By Jennie ZeitlerStaff Writer

Julie Zupko serves her community through a wide range of activities. She believes so strongly in volunteering that she pays for her employees’ volunteer time.

Julie Zupko serves her community through a wide range of activities. She believes so strongly in volunteering that she pays for her employees’ volunteer time.

The employees of Bieganek Insurance Agency, Randall State Insurance and Swanville Insurance unanimously agree that their boss, Julie Zupko, deserves the recognition she is receiving after being chosen Little Falls Area Chamber of Commerce Volunteer of the Year. 

“Julie has served on every committee of the Chamber of Commerce with the exception of the golf outing …,” the award nomination form read.

Zupko also serves on the boards of Morrison County Community Development, Sacred Heart Catholic Church in Flensburg, Randall State Bank, the endowment board of Mary of Lourdes and volunteers for the Swanville Carnival and Horizon Health.

Zupko grew up in Little Falls. She started working at Bieganek Insurance in 1989 when she was looking for a full-time job. She purchased the agency in 2007.

“The insurance industry changes every day,” she said with a smile. “I just love changes.”

She recalls being named Employee of the Month in December 1994, her “first taste of the Chamber.” Being named Volunteer of the Year has brought her full circle.

“It’s been 20 years,” she said. “I was definitely surprised when I heard of the nomination.”

When asked about her extensive volunteer activities, Zupko summed it up.

“It’s important to give back to the community,” she said. “I’m willing to pay my staff to do it. That makes for a healthy community.”

Her employees said, “Julie is constantly encouraging us to volunteer, even during business hours.”

Zupko is a firm believer in the Chamber and its activities.

“Everybody brings something different to a committee,” she said. “With term limits, I moved around to different committees. It’s always good to get new blood in volunteers.”

She was on the Little Falls Arts and Crafts Fair Board when the change was made to a juried art fair in the early 2000s.

“We wanted it to stay truly arts and crafts and not include the resale of purchased goods,” Zupko said. “It reduced the numbers slightly at first, but resulted in a higher-quality fair for the consumers.”

The foundation of Zupko’s life is her family. She lives in Flensburg with husband, Doug, and their two school-age children, Autumn and Hunter.

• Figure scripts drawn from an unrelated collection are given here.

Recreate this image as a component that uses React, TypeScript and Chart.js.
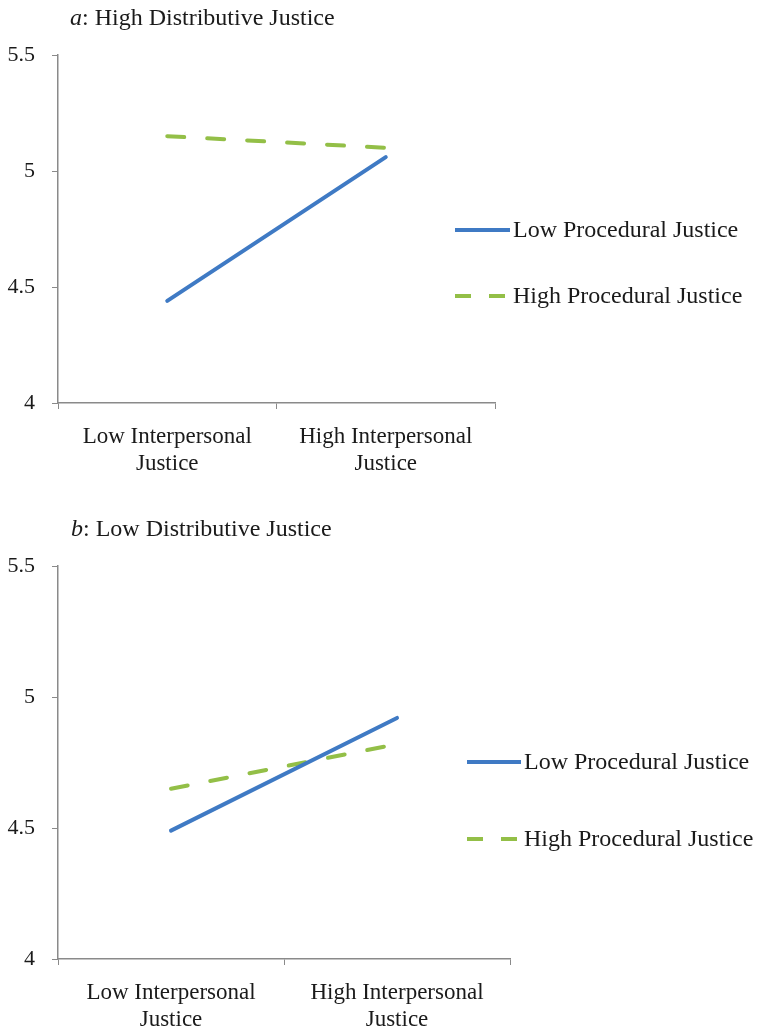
import React, { useEffect, useRef } from "react";
import { Chart, registerables } from "chart.js";

Chart.register(...registerables);

const categories: string[][] = [["Low Interpersonal", "Justice"], ["High Interpersonal", "Justice"]];
const seriesNames = ["Low Procedural Justice", "High Procedural Justice"];
const yTicks = [4, 4.5, 5, 5.5];

// Panel a: High Distributive Justice
const panelALow = [4.44, 5.06];
const panelAHigh = [5.15, 5.1];
// Panel b: Low Distributive Justice
const panelBLow = [4.49, 4.92];
const panelBHigh = [4.65, 4.82];

const BLUE = "#3f7ac4";
const GREEN = "#93bf47";
const AXIS = "#8a8a8a";
const FONT = "'Liberation Serif', 'Times New Roman', serif";

type PanelCfg = {
  letter: string;
  title: string;
  low: number[];
  high: number[];
  height: number;
  padTop: number;
  padRight: number;
  xAxisHeight: number;
  titleX: number;
  titleY: number;
  legX1: number;
  legX2: number;
  legY1: number;
  legY2: number;
};

const extrasPlugin = {
  id: "panelExtras",
  afterDraw(chart: any) {
    const cfg: PanelCfg = chart.options.plugins.panelExtras.cfg;
    const ctx = chart.ctx;
    ctx.save();
    // title
    ctx.fillStyle = "#1a1a1a";
    ctx.textBaseline = "middle";
    ctx.textAlign = "left";
    ctx.font = `italic 24px ${FONT}`;
    ctx.fillText(cfg.letter, cfg.titleX, cfg.titleY);
    const w = ctx.measureText(cfg.letter).width;
    ctx.font = `24px ${FONT}`;
    ctx.fillText(": " + cfg.title, cfg.titleX + w, cfg.titleY);
    // legend
    const rows = [
      { y: cfg.legY1, color: BLUE, dash: [] as number[], name: seriesNames[0] },
      { y: cfg.legY2, color: GREEN, dash: [16, 18], name: seriesNames[1] },
    ];
    rows.forEach((r) => {
      ctx.beginPath();
      ctx.strokeStyle = r.color;
      ctx.lineWidth = 4;
      ctx.lineCap = "butt";
      ctx.setLineDash(r.dash);
      ctx.moveTo(cfg.legX1, r.y);
      ctx.lineTo(cfg.legX2, r.y);
      ctx.stroke();
      ctx.setLineDash([]);
      ctx.fillStyle = "#1a1a1a";
      ctx.font = `24px ${FONT}`;
      ctx.textBaseline = "middle";
      ctx.fillText(r.name, cfg.legX2 + 3, r.y + 1);
    });
    ctx.restore();
  },
};

function Panel({ cfg }: { cfg: PanelCfg }) {
  const ref = useRef<HTMLCanvasElement>(null);
  useEffect(() => {
    if (!ref.current) return;
    const chart = new Chart(ref.current, {
      type: "line",
      data: {
        labels: categories as any,
        datasets: [
          {
            label: seriesNames[0],
            data: cfg.low,
            borderColor: BLUE,
            borderWidth: 4,
            pointRadius: 0,
            borderCapStyle: "round",
            tension: 0,
          },
          {
            label: seriesNames[1],
            data: cfg.high,
            borderColor: GREEN,
            borderWidth: 4,
            pointRadius: 0,
            borderDash: [17, 23],
            borderCapStyle: "round",
            tension: 0,
          },
        ],
      },
      options: {
        animation: false,
        responsive: false,
        maintainAspectRatio: false,
        layout: { padding: { top: cfg.padTop, right: cfg.padRight, left: 0, bottom: 0 } },
        plugins: {
          legend: { display: false },
          tooltip: { enabled: false },
          title: { display: false },
          panelExtras: { cfg },
        } as any,
        scales: {
          x: {
            offset: true,
            grid: {
              offset: true,
              drawOnChartArea: false,
              drawTicks: true,
              tickLength: 6,
              color: AXIS,
            },
            border: { display: true, color: AXIS, width: 1.5 },
            ticks: {
              color: "#1a1a1a",
              font: { family: FONT, size: 23, lineHeight: 1.15 },
              padding: 15,
              maxRotation: 0,
              autoSkip: false,
            },
            afterFit(scale: any) {
              scale.height = cfg.xAxisHeight;
            },
          },
          y: {
            min: yTicks[0],
            max: yTicks[yTicks.length - 1],
            afterBuildTicks(scale: any) {
              scale.ticks = yTicks.map((v) => ({ value: v }));
            },
            grid: {
              drawOnChartArea: false,
              drawTicks: true,
              tickLength: 6,
              color: AXIS,
            },
            border: { display: true, color: AXIS, width: 1.5 },
            ticks: {
              color: "#1a1a1a",
              font: { family: FONT, size: 22 },
              padding: 17,
              callback: (v: any) => String(v),
            },
            afterFit(scale: any) {
              scale.width = 58;
            },
          },
        },
      },
      plugins: [extrasPlugin],
    });
    return () => chart.destroy();
  }, [cfg]);
  return <canvas ref={ref} width={758} height={cfg.height} style={{ display: "block", width: 758, height: cfg.height }} />;
}

const panelA: PanelCfg = {
  letter: "a",
  title: "High Distributive Justice",
  low: panelALow,
  high: panelAHigh,
  height: 492,
  padTop: 55,
  padRight: 263,
  xAxisHeight: 89,
  titleX: 70,
  titleY: 19,
  legX1: 455,
  legX2: 510,
  legY1: 230,
  legY2: 296,
};

const panelB: PanelCfg = {
  letter: "b",
  title: "Low Distributive Justice",
  low: panelBLow,
  high: panelBHigh,
  height: 540,
  padTop: 74,
  padRight: 248,
  xAxisHeight: 73,
  titleX: 71,
  titleY: 38,
  legX1: 467,
  legX2: 521,
  legY1: 270,
  legY2: 347,
};

export default function App() {
  return (
    <div style={{ position: "absolute", left: 0, top: 0, width: 758, height: 1032, background: "#fff", overflow: "hidden" }}>
      <Panel cfg={panelA} />
      <Panel cfg={panelB} />
    </div>
  );
}
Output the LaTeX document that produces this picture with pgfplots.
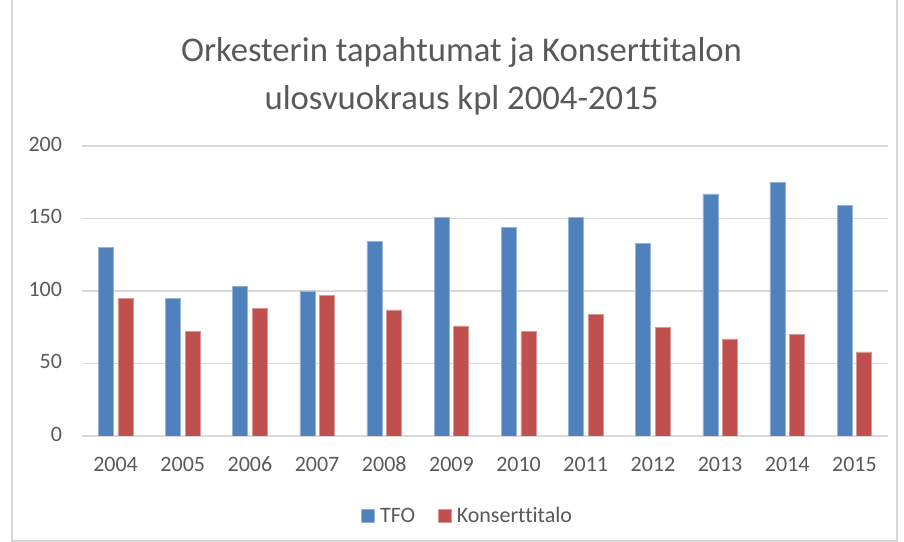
\documentclass[border=0pt]{standalone}
\usepackage{pgfplots}
\pgfplotsset{compat=1.18}
\usepackage{fontspec}
\setmainfont[Ligatures=NoCommon]{Carlito}
\definecolor{tfo}{HTML}{4F81BD}
\definecolor{kt}{HTML}{C0504D}
\definecolor{gridc}{HTML}{D9D9D9}
\definecolor{txt}{HTML}{595959}
\begin{document}
\begin{tikzpicture}
\begin{axis}[
  scale only axis,
  width=604.5pt, height=217.5pt,
  ybar=3.4pt, bar width=11.25pt,
  xmin=-0.5, xmax=11.5,
  ymin=0, ymax=200,
  ytick={0,50,100,150,200},
  xtick=data,
  xticklabels={2004,2005,2006,2007,2008,2009,2010,2011,2012,2013,2014,2015},
  axis x line*=bottom, axis y line*=left,
  x axis line style={draw=gridc, line width=0.9pt},
  y axis line style={draw=none},
  ymajorgrids, grid style={draw=gridc, line width=0.9pt},
  major tick length=0pt,
  tick label style={font=\fontsize{16.5}{19}\selectfont, text=txt},
  typeset ticklabels with strut,
  /pgf/number format/assume math mode=true,
  yticklabel style={xshift=-11.5pt},
  xticklabel style={yshift=-10pt},
  legend style={at={(0.478,-0.276)}, anchor=center, draw=none, legend columns=2,
    font=\fontsize{16.5}{19}\selectfont, text=txt,
    /tikz/every odd column/.append style={column sep=0pt},
    /tikz/every even column/.append style={column sep=16pt},
    nodes={inner sep=1pt}},
  legend image code/.code={\fill[#1] (0pt,-4.9pt) rectangle (9.75pt,4.9pt);},
  legend cell align=left,
]
\addplot[fill=tfo, draw=tfo!60!white, line width=0.4pt] coordinates {
(0,130) (1,95) (2,103) (3,100) (4,134) (5,151) (6,144) (7,151) (8,133) (9,167) (10,175) (11,159)};
\addplot[fill=kt, draw=kt!60!white, line width=0.4pt] coordinates {
(0,95) (1,72) (2,88) (3,97) (4,87) (5,76) (6,72) (7,84) (8,75) (9,67) (10,70) (11,58)};
\legend{\hspace{3pt}TFO,\hspace{3pt}Konserttitalo}
\end{axis}
\node[align=center, text=txt, font=\fontsize{26}{36}\selectfont] at ([shift={(-17.6pt,52.5pt)}]current axis.north) {Orkesterin tapahtumat ja Konserttitalon\\ulosvuokraus kpl 2004-2015};
\draw[gridc, line width=0.9pt] ([shift={(-52.5pt,109.5pt)}]current axis.north west) -- ([shift={(-52.5pt,-78.8pt)}]current axis.south west) -- ([shift={(6.8pt,-78.8pt)}]current axis.south east) -- ([shift={(6.8pt,109.5pt)}]current axis.north east);
\pgfresetboundingbox
\useasboundingbox ([shift={(-61.5pt,-79.5pt)}]current axis.south west) rectangle ([shift={(12pt,109.5pt)}]current axis.north east);
\end{tikzpicture}
\end{document}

“Doug and I always think that if we raise productive children who give back, then we’ve succeeded. The best way to do that is to lead by example,” she said.

“It take volunteers to make a healthy community,” said Zupko. “Everybody gives in a different form. I’m comfortable being on community boards and giving my opinion. Other people give in other ways.”

The Chamber, celebrating its 125th year in 2014, was one of the first places Zupko volunteered.

“The staff takes good care of their volunteers,” she said. “They are so good at keeping us prepared.”